Wage and Hour claims

Employers who do not take the time
to understand the requirements of
the Fair Labor Standards Act (FLSA) run the risk of Wage and Hour disputes
that can generate costly single plaintiff,
multiple plaintiff or class-action lawsuits
filed against them.

A wide range of companies in any industry, particularly those in the hospitality and
service areas, may become involved in
such disputes and lawsuits. The outcomes
of those lawsuits for defendants found
liable by the Department of Labor or courts
can involve severe financial penalties, significant back pay amounts, and hefty
lawyers’ fees.

Smart Business spoke with C. Dean
Herms of Porter & Hedges LLP to learn
how employers can protect themselves
from those possibilities and strengthen
their financial positions.

Why have Wage and Hour claims become so
prevalent recently?

Most of the employment law cases
being filed lately are violations of the
overtime regulations of FLSA. Due to the
2004 amendment to the FLSA regulations,
people who weren’t otherwise aware of
the fact that they can get overtime pay for
hours worked in excess of 40 hours if
they are non-exempt employees have
now become aware of their rights under
the law. That, combined with a fundamental misunderstanding by employers
of the requirements of FLSA, has led to an
increase in the number of cases. Finally,
the damages and penalties can be high,
which makes these types of lawsuits
attractive to plaintiffs and attorneys.

What types of misunderstandings might lead
to disputes and lawsuits?

Salary is a good example. Some employers will believe that their employees are
exempt simply because they are paid a
salary. That is not the case. They have to
satisfy two different standards under
FLSA to qualify an employee as exempt:
the salary basis and duties tests. If
employers do not satisfy both of these
standards — and it is their burden to prove compliance if called into question
— they run the risk of becoming involved
in disputes with their employees. That is
why it is imperative for employers to
understand the requirements of FLSA.

How significant are the damages and penalties associated with Wage and Hour cases?
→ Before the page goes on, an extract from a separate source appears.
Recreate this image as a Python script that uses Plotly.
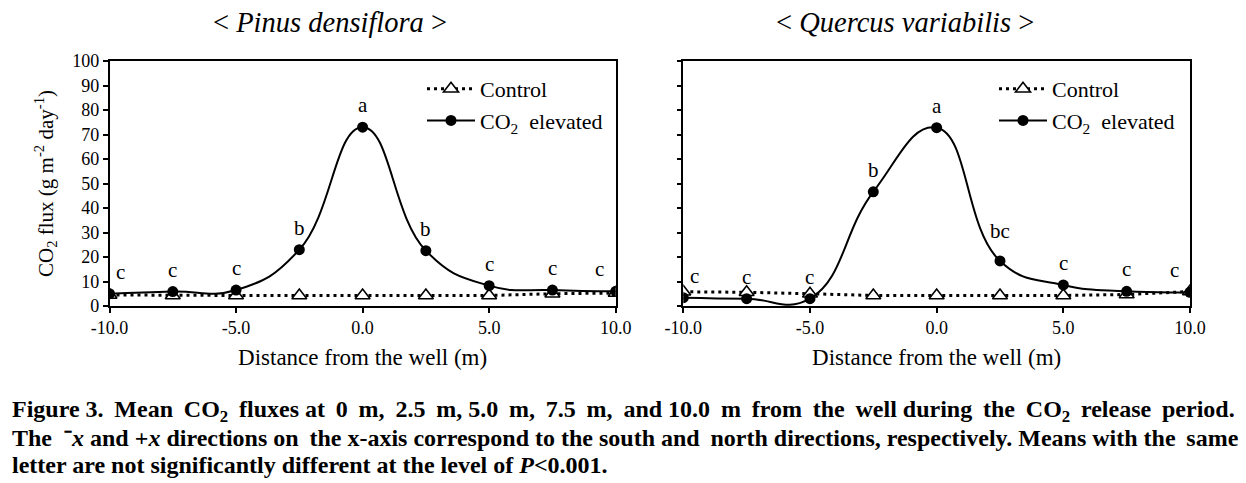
import plotly.graph_objects as go

FONT = "Liberation Serif"

distance = [-10.0, -7.5, -5.0, -2.5, 0.0, 2.5, 5.0, 7.5, 10.0]

pinus_control = [4.5, 4.3, 4.3, 4.3, 4.3, 4.3, 4.3, 5.0, 5.3]
pinus_elevated = [5.0, 5.9, 6.5, 23.0, 73.0, 22.6, 8.3, 6.5, 6.0]
pinus_letters = ["c", "c", "c", "b", "a", "b", "c", "c", "c"]

quercus_control = [5.8, 5.6, 5.0, 4.3, 4.3, 4.3, 4.3, 4.7, 5.9]
quercus_elevated = [3.4, 3.0, 3.0, 46.6, 72.8, 18.4, 8.6, 6.0, 5.6]
quercus_letters = ["c", "c", "c", "b", "a", "bc", "c", "c", "c"]

x_ticks = [-10, -5, 0, 5, 10]
x_tick_labels = ["-10.0", "-5.0", "0.0", "5.0", "10.0"]

panel_titles = ["< <i>Pinus densiflora</i> >", "< <i>Quercus variabilis</i> >"]

caption_lines = [
    "Figure 3. Mean CO<sub>2</sub> fluxes at 0 m, 2.5 m, 5.0 m, 7.5 m, and 10.0 m "
    "from the well during the CO<sub>2</sub> release period.",
    "The  \u207b<i>x</i> and +<i>x</i> directions on the x-axis correspond to the "
    "south and north directions, respectively. Means with the same",
    "letter are not significantly different at the level of <i>P</i><0.001.",
]


def justify(text, n_wide):
    # widen n_wide of the word gaps (spread evenly) with a thin space
    words = text.split(" ")
    gaps = len(words) - 1
    out = words[0]
    acc = 0
    for g in range(gaps):
        acc += n_wide
        sep = " "
        if acc >= gaps:
            acc -= gaps
            sep = " \u2009"
        out += sep + words[g + 1]
    return out


caption_text = [justify(caption_lines[0], 19), justify(caption_lines[1], 3), caption_lines[2]]

W, H = 1246, 483


def px(x):
    return x / W


def py(y):
    return 1 - y / H


x_dom = [(px(109.5), px(615.7)), (px(683.3), px(1190))]
y_dom = (py(306), py(61))
title_x = [330, 905]

fig = go.Figure()

panels = [
    (pinus_control, pinus_elevated, pinus_letters),
    (quercus_control, quercus_elevated, quercus_letters),
]

for i, (ctrl, elev, letters) in enumerate(panels):
    xa = "x" if i == 0 else "x2"
    ya = "y" if i == 0 else "y2"
    leg = "legend" if i == 0 else "legend2"
    fig.add_trace(go.Scatter(
        x=distance, y=ctrl, xaxis=xa, yaxis=ya, name="Control",
        mode="lines+markers", legend=leg, legendgroup="c%d" % i,
        line=dict(color="black", width=3, dash="3px,4px"),
        marker=dict(symbol="triangle-up", size=13, color="white",
                    line=dict(color="black", width=1.6)),
    ))
    fig.add_trace(go.Scatter(
        x=distance, y=elev, xaxis=xa, yaxis=ya, name="CO<sub>2</sub>  elevated",
        mode="lines+markers", legend=leg, legendgroup="e%d" % i,
        line=dict(color="black", width=2, shape="spline", smoothing=1.3),
        marker=dict(symbol="circle", size=11, color="black"),
    ))
    for k, (xv, yv, t) in enumerate(zip(distance, elev, letters)):
        xs = 0
        if k == 0:
            xs = 11
        elif k == len(distance) - 1:
            xs = -16
        ys = 22
        if t == "bc":
            ys = 30
        fig.add_annotation(x=xv, y=yv, xref=xa, yref=ya, text=t, showarrow=False,
                           xshift=xs, yshift=ys,
                           font=dict(family=FONT, size=21, color="black"))
    fig.add_annotation(x=px(title_x[i]), y=py(22), xref="paper", yref="paper",
                       text=panel_titles[i], showarrow=False, xanchor="center",
                       yanchor="middle", font=dict(family=FONT, size=28.5, color="black"))

axis_common = dict(showline=True, mirror=True, linecolor="black", linewidth=1.5,
                   ticks="outside", ticklen=5, tickcolor="black", tickwidth=1.5,
                   showgrid=False, zeroline=False, automargin=False,
                   tickfont=dict(family=FONT, size=18, color="black"))

for i in range(2):
    sx = "" if i == 0 else "2"
    fig.update_layout({
        "xaxis" + sx: dict(axis_common, domain=x_dom[i], range=[-10, 10],
                           tickvals=x_ticks, ticktext=x_tick_labels, anchor="y" + sx,
                           title=dict(text="Distance from the well (m)", standoff=12,
                                      font=dict(family=FONT, size=23, color="black"))),
        "yaxis" + sx: dict(axis_common, domain=y_dom, range=[0, 100], dtick=10,
                           anchor="x" + sx, showticklabels=(i == 0)),
    })

fig.update_layout(yaxis_title=dict(
    text="CO<sub>2</sub> flux (g m<sup>-2</sup> day<sup>-1</sup>)", standoff=13,
    font=dict(family=FONT, size=21, color="black")))

legend_style = dict(font=dict(family=FONT, size=22, color="black"), bgcolor="rgba(0,0,0,0)",
                    itemwidth=48, tracegroupgap=0, xanchor="left", yanchor="top")
fig.update_layout(
    legend=dict(legend_style, x=px(422), y=py(68)),
    legend2=dict(legend_style, x=px(994), y=py(68)),
)

for j, line in enumerate(caption_text):
    fig.add_annotation(x=px(10), y=py(411 + 27 * j), xref="paper", yref="paper",
                       text="<b>" + line + "</b>", showarrow=False, xanchor="left",
                       yanchor="middle", align="left",
                       font=dict(family=FONT, size=24, color="black"))

fig.update_layout(width=W, height=H, margin=dict(l=0, r=0, t=0, b=0),
                  paper_bgcolor="white", plot_bgcolor="white", showlegend=True)

# drop the default page margin so the figure fills the window exactly
fig.write_html("out.html", config={"displayModeBar": False},
               post_script="document.body.style.margin = '0';")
The damages and penalties can be
extremely high. For an employer who is
found to have violated FLSA regulations,
back pay can be awarded going back two
years. If it is found to be a willful failure
to comply with the Act, the employer can
be liable for back pay going back three
years preceding the time of the plaintiff’s
complaint. In addition, the employer can
be assessed liquidated damages for non-compliance, which basically doubles the
amount to which the employee otherwise
would have been entitled. Add lawyers’
fees to these damages, and the costs can
be astounding, especially for smaller
companies. And the problem is compounded in some cases, because if one
employee at a company has not been paid
correctly, most of the rest of them probably haven’t been either.

Are there key indicators in how a business
operates that can lead to Wage and Hour
claims by employees?

One is the number of exempt employees. The larger the number, the more susceptible an employer might be to having
exemptions questioned. Also, employers
who know about and allow employees to
work off the clock are making themselves
susceptible to claims. Employing workers who travel extensively to and from
the worksite might raise some Wage and
Hour issues as well. Another example is
‘donning and docking’ cases, which
involve employees wearing uniforms. If
uniforms are required, and employees are
not paid for the time it takes to don them,
even if they are at work, that too can lead
to claims.

Are there steps employers can take to prevent Wage and Hour lawsuits and avoid crippling damages and penalties?

The key is ‘prevention.’ In this regard,
there are several steps that can be taken.
One is to classify employees correctly.
This requires an understanding of what
salary really means and when deductions
can be made from salaries. Understanding of these key concepts often
comes too late — after employers are
sued. Another step is for employers to
develop a thorough understanding of
FLSA and other employment laws before
disputes arise and stay on top of what is
required of them. They can do this in a
variety of ways, e.g., by attending seminars, subscribing to business publications, or consulting regularly with their
attorneys. Another step is to develop,
implement and make known to employees the company’s employment policies,
such as a ‘safe harbor’ policy, which
allows employers to address improper
deductions from salaries of exempt
employees that are isolated or inadvertent without having to pay damages. This
can be done with attorneys’ counsel —
and can help prevent devastating financial penalties and damages.